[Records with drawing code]
┄┄┄┄┄┄

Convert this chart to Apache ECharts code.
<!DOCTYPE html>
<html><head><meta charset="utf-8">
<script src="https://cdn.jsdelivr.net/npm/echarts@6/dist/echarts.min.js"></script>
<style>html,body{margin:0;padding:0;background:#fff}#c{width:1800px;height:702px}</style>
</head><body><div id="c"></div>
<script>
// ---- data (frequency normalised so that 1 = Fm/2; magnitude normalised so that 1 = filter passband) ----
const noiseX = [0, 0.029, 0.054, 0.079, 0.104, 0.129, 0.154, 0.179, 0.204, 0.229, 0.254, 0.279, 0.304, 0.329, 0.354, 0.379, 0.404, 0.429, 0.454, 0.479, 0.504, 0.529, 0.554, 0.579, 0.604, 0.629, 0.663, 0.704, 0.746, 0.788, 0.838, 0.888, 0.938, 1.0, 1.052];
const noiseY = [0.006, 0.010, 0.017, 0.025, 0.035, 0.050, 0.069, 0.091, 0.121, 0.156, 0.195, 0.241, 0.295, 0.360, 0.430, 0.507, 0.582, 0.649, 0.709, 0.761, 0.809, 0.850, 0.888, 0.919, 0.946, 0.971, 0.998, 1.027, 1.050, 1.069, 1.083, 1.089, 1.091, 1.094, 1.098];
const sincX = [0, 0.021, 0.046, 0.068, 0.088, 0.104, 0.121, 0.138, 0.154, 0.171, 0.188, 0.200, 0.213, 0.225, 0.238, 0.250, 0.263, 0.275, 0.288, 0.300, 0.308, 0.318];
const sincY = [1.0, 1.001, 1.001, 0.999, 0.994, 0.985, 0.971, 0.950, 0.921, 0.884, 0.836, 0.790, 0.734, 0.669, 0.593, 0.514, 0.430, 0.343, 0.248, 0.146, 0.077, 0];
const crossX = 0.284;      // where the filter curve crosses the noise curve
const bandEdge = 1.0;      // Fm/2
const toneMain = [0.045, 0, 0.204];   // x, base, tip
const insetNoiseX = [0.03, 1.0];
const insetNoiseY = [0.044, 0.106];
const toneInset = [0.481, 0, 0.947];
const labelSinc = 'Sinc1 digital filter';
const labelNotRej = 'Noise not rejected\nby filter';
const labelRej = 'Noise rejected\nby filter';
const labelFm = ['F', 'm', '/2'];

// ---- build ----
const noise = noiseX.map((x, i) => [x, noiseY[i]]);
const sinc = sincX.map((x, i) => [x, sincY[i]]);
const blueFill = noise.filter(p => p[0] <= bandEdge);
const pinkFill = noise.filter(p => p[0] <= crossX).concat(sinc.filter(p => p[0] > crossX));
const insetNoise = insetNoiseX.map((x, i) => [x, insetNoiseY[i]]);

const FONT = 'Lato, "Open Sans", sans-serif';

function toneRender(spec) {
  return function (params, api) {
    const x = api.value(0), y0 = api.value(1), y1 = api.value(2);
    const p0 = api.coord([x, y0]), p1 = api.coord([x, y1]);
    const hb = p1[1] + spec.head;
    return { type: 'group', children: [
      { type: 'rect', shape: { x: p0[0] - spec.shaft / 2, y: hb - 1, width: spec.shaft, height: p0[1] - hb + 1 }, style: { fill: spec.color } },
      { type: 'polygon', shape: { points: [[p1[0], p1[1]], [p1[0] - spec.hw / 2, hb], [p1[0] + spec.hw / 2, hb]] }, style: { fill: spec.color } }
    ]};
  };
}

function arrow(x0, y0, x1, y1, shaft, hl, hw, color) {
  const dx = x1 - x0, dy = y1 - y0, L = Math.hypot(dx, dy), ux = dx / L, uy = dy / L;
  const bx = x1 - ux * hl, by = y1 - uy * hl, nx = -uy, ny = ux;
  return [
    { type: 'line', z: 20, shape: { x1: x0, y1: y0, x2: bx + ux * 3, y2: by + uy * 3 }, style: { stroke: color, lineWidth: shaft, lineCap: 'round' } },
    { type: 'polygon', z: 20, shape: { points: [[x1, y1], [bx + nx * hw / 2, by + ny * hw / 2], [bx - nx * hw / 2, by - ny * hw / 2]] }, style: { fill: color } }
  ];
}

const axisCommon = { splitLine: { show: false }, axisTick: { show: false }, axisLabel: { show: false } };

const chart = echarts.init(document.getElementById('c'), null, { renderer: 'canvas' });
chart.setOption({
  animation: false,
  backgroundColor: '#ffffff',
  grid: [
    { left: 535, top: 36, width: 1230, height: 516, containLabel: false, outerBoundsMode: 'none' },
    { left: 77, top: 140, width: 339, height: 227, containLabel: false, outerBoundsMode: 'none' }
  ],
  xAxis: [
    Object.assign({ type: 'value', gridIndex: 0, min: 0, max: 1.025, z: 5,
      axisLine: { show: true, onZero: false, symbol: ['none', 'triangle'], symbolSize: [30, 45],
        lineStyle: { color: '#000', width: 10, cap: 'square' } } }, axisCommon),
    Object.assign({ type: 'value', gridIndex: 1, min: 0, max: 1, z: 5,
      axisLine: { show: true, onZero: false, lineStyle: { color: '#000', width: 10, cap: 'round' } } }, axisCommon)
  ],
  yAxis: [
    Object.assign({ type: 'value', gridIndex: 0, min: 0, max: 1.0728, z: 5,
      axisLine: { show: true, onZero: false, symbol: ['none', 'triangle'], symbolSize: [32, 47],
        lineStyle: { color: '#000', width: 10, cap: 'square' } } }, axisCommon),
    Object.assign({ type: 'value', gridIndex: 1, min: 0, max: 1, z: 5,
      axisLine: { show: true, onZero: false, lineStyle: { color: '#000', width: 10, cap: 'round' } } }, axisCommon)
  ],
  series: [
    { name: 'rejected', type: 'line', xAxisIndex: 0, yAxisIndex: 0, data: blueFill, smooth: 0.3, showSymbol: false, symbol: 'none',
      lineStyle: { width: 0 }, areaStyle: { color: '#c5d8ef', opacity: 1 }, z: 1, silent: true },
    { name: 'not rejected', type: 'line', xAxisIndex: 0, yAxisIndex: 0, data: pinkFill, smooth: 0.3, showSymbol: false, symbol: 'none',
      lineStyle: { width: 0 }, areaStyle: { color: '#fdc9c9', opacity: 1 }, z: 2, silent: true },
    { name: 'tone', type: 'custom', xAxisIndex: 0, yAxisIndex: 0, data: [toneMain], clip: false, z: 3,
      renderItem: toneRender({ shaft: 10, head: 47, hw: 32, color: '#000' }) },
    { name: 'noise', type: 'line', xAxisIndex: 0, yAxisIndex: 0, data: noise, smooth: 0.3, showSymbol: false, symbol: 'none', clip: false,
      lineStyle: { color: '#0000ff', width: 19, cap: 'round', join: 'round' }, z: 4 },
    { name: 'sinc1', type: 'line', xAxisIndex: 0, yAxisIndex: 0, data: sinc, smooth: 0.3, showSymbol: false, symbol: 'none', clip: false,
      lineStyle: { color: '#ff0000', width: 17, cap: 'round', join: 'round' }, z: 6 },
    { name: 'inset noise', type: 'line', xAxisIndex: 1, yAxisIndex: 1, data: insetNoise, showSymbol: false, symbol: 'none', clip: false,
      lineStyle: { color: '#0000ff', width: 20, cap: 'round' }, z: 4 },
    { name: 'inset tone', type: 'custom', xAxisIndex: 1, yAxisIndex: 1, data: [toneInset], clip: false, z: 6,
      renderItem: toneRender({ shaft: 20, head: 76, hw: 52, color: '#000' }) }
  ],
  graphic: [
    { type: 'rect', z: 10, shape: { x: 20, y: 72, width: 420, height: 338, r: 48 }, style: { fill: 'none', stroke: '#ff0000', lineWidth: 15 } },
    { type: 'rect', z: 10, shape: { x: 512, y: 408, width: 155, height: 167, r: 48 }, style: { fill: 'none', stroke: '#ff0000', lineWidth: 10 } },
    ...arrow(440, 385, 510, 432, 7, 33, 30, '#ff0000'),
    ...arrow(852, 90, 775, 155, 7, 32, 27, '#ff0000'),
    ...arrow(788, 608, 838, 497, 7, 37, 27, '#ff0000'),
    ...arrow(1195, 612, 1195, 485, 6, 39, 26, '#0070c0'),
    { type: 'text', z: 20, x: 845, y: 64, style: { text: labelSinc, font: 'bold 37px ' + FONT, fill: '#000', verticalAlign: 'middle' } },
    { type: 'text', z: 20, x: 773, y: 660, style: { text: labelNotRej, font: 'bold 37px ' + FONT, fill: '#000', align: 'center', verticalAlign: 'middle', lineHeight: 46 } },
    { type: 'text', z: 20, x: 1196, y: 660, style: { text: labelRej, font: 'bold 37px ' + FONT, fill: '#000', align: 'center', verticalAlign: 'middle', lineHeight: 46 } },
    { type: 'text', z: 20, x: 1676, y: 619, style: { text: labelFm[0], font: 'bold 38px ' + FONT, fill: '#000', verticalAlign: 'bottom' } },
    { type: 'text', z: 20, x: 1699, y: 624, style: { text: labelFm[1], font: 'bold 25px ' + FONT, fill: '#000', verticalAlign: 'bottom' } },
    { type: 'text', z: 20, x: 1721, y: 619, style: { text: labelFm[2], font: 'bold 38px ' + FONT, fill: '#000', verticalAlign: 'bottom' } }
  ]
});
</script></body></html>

┄┄┄┄┄┄

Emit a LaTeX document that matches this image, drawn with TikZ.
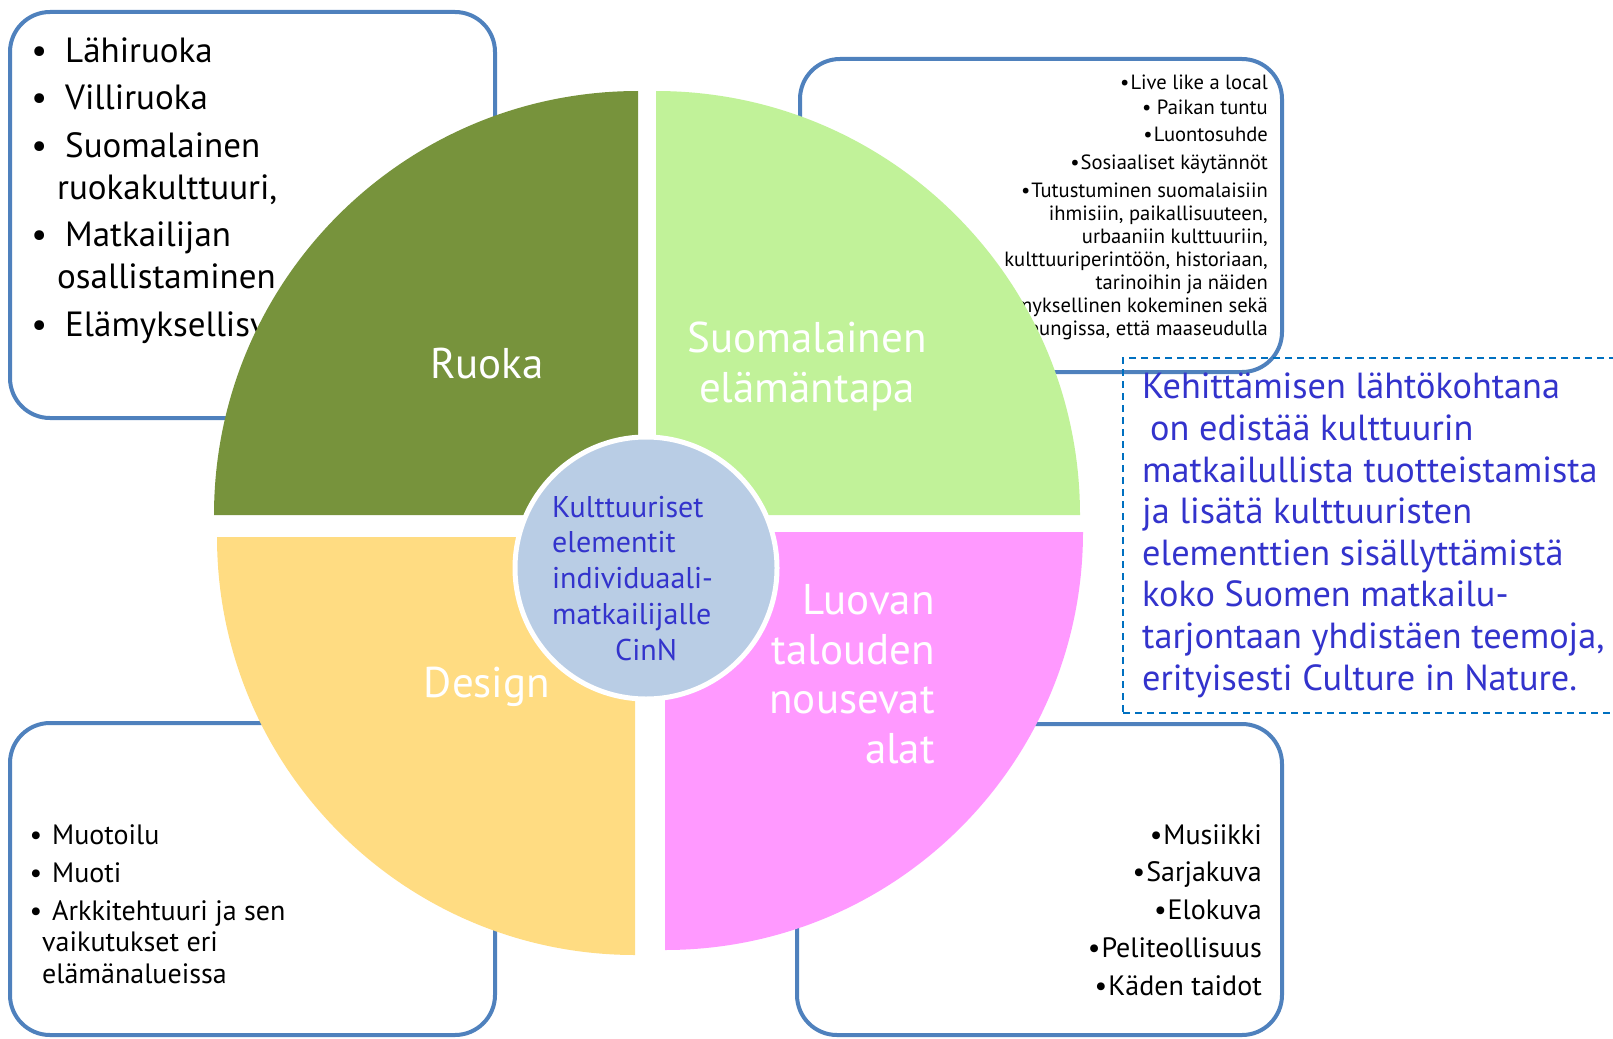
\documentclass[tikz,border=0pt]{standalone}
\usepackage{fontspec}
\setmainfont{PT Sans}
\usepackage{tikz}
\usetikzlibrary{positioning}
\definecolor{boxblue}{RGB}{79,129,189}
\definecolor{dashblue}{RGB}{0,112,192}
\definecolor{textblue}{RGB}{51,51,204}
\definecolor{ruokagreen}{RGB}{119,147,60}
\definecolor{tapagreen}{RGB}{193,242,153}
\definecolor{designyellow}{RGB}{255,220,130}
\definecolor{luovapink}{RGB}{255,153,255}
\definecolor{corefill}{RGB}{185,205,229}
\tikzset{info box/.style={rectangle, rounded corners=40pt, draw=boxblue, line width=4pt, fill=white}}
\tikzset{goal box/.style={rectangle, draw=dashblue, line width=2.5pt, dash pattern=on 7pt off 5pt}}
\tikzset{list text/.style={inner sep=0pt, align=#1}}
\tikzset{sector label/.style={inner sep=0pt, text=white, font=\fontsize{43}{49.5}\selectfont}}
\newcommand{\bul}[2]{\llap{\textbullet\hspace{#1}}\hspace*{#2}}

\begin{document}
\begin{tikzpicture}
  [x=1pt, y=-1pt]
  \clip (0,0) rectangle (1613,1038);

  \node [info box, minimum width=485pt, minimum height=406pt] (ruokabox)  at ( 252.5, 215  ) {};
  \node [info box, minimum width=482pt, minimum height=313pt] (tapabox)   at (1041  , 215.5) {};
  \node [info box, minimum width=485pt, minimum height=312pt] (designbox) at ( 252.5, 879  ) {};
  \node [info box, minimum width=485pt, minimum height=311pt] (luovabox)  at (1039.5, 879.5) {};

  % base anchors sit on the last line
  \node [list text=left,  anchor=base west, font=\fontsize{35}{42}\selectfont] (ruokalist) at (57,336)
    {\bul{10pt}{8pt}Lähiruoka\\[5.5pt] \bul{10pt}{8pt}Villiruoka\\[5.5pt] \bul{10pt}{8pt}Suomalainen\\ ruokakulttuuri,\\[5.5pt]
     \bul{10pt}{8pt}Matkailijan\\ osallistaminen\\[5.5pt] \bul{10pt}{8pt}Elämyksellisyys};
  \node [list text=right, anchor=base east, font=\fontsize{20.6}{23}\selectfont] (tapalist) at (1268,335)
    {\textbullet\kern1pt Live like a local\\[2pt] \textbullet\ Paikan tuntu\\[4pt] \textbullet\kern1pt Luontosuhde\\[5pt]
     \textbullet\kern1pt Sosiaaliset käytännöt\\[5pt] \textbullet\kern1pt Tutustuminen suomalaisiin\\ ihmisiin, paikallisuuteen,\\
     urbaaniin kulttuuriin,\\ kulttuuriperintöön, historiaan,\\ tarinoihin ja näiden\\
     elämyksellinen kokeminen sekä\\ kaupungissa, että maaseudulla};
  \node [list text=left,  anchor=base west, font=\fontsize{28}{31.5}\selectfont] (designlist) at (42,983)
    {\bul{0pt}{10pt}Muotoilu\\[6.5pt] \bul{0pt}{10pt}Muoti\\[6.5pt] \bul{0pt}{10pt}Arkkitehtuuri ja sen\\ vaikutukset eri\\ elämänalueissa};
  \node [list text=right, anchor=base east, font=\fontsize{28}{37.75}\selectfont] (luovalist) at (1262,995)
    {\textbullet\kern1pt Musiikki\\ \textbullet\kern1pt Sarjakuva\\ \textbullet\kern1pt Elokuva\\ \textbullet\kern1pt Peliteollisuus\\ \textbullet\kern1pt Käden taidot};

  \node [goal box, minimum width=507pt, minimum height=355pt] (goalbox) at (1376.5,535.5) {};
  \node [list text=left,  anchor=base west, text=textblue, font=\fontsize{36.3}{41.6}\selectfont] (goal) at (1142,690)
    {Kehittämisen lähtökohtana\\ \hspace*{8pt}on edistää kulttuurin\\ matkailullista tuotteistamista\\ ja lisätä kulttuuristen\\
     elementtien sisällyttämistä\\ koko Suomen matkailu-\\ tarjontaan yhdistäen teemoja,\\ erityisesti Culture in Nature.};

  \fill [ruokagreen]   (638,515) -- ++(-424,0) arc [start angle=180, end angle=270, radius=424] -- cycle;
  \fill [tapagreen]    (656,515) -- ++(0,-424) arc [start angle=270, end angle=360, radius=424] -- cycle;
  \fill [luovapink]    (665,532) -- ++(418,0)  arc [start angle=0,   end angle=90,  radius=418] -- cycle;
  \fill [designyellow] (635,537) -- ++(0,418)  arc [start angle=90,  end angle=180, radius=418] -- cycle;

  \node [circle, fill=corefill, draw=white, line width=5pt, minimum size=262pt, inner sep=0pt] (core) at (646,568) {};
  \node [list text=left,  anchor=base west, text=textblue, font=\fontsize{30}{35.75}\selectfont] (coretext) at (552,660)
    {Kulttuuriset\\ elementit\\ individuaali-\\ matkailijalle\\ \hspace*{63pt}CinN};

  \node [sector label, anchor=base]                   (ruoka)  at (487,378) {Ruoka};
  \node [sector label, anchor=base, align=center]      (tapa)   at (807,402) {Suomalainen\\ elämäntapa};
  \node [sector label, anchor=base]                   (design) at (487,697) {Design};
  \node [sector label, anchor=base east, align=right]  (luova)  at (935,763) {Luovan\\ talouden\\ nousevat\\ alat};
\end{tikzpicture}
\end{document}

┄┄┄┄┄┄

> _To do_:
Your job is to reproduce the lines from the one with "Emit a LaTeX" through the one with "width=485pt, minimum height=311pt]", both kept, exactly as they are. Leave out the pictures.

> _Finished exercise_:
Emit a LaTeX document that matches this image, drawn with TikZ.
\documentclass[tikz,border=0pt]{standalone}
\usepackage{fontspec}
\setmainfont{PT Sans}
\usepackage{tikz}
\usetikzlibrary{positioning}
\definecolor{boxblue}{RGB}{79,129,189}
\definecolor{dashblue}{RGB}{0,112,192}
\definecolor{textblue}{RGB}{51,51,204}
\definecolor{ruokagreen}{RGB}{119,147,60}
\definecolor{tapagreen}{RGB}{193,242,153}
\definecolor{designyellow}{RGB}{255,220,130}
\definecolor{luovapink}{RGB}{255,153,255}
\definecolor{corefill}{RGB}{185,205,229}
\tikzset{info box/.style={rectangle, rounded corners=40pt, draw=boxblue, line width=4pt, fill=white}}
\tikzset{goal box/.style={rectangle, draw=dashblue, line width=2.5pt, dash pattern=on 7pt off 5pt}}
\tikzset{list text/.style={inner sep=0pt, align=#1}}
\tikzset{sector label/.style={inner sep=0pt, text=white, font=\fontsize{43}{49.5}\selectfont}}
\newcommand{\bul}[2]{\llap{\textbullet\hspace{#1}}\hspace*{#2}}

\begin{document}
\begin{tikzpicture}
  [x=1pt, y=-1pt]
  \clip (0,0) rectangle (1613,1038);

  \node [info box, minimum width=485pt, minimum height=406pt] (ruokabox)  at ( 252.5, 215  ) {};
  \node [info box, minimum width=482pt, minimum height=313pt] (tapabox)   at (1041  , 215.5) {};
  \node [info box, minimum width=485pt, minimum height=312pt] (designbox) at ( 252.5, 879  ) {};
  \node [info box, minimum width=485pt, minimum height=311pt] (luovabox)  at (1039.5, 879.5) {};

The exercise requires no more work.